The governor of Florida recently signed Florida Senate Bill 1718 into law. The bill includes Florida’s new E-Verify law. Under the new law, private employers must use the federal government’s E-Verify system to confirm each new employee’s eligibility for employment within three business days after the new employee starts work. The above requirement applies to all private employers with 25 or more employees, including construction contractors and subcontractors.

There are stiff penalties for companies that do not comply with the new law. The penalties include a $1,000 per day fine until the employer proves the noncompliance is cured. But the fine only applies where it is found the employer failed to use E-Verify three times in any 24-month period.

Another penalty is particularly relevant to contractors and subcontractors—if a contractor or subcontractor is found to have violated the Florida E-Verify law, the Florida Department of Business & Professional Regulation may suspend any licenses the Department issued to a contractor or subcontractor.

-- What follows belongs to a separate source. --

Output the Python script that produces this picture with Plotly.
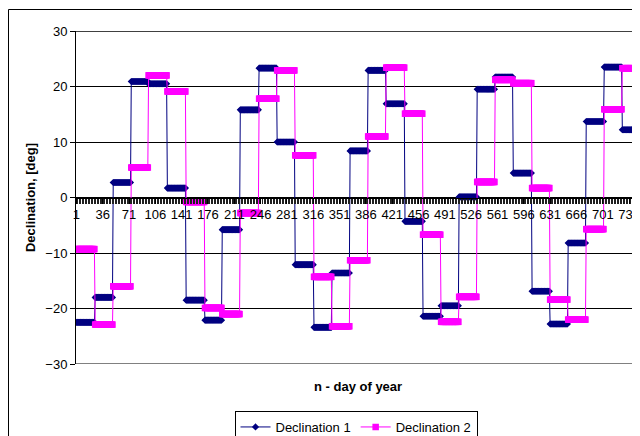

Special Requirements for Florida Public Agency Projects
Contractors and subcontractors working on Florida public agency projects face additional obligations under the Florida E-Verify law. Those obligations apply to projects with any Florida “public agency.” That term is broadly defined and includes every public entity you could possibly imagine, including state agencies, boards, districts, cities, counties, “or any other separate unit of government created or established pursuant to law[.]”

Here is an overview of the special requirements for Florida public agency projects:

  1. Subcontractor affidavit: Prime contractors working on Florida public agency projects must get an affidavit from each of its subcontractors. The affidavit must state that the subcontractor does not “employ, contract with, or subcontract with an unauthorized alien.” Read literally, this means that a subcontractor on a Florida public project may not employ an unauthorized alien, even if that person does not work on the Florida public project in question.
  2. Applies to temporary construction staffing companies: The Florida E-Verify law defines a subcontractor as “a person or an entity that provides labor, supplies, or services to or for a contractor or another subcontractor in exchange for salary, wages, or other remuneration.” Under that definition, a company that provides temporary labor for a construction project (i.e., a temporary construction staffing company) cannot employ any unauthorized aliens if that company wants to work on any Florida public projects.
  3. Mandatory termination of contracts with companies employing unauthorized aliens: If a Florida public owner, contractor, or subcontractor has a “good faith belief” that an entity with which it is contracting has knowingly employed an ineligible employee, they must terminate the contract with that entity. This could lead to situations where a project is awarded to a contractor or subcontractor, the relevant agreement has to be terminated, and the project or scope of work in question ends up costing much more than estimated.

The full impact of the Florida E-Verify law is unknown, but it’s safe to say it is likely to result in significant changes to the way contractors and subcontractors do business on Florida public projects. Failure to adhere to the law can have significant consequences for both Florida public owners and contractors alike.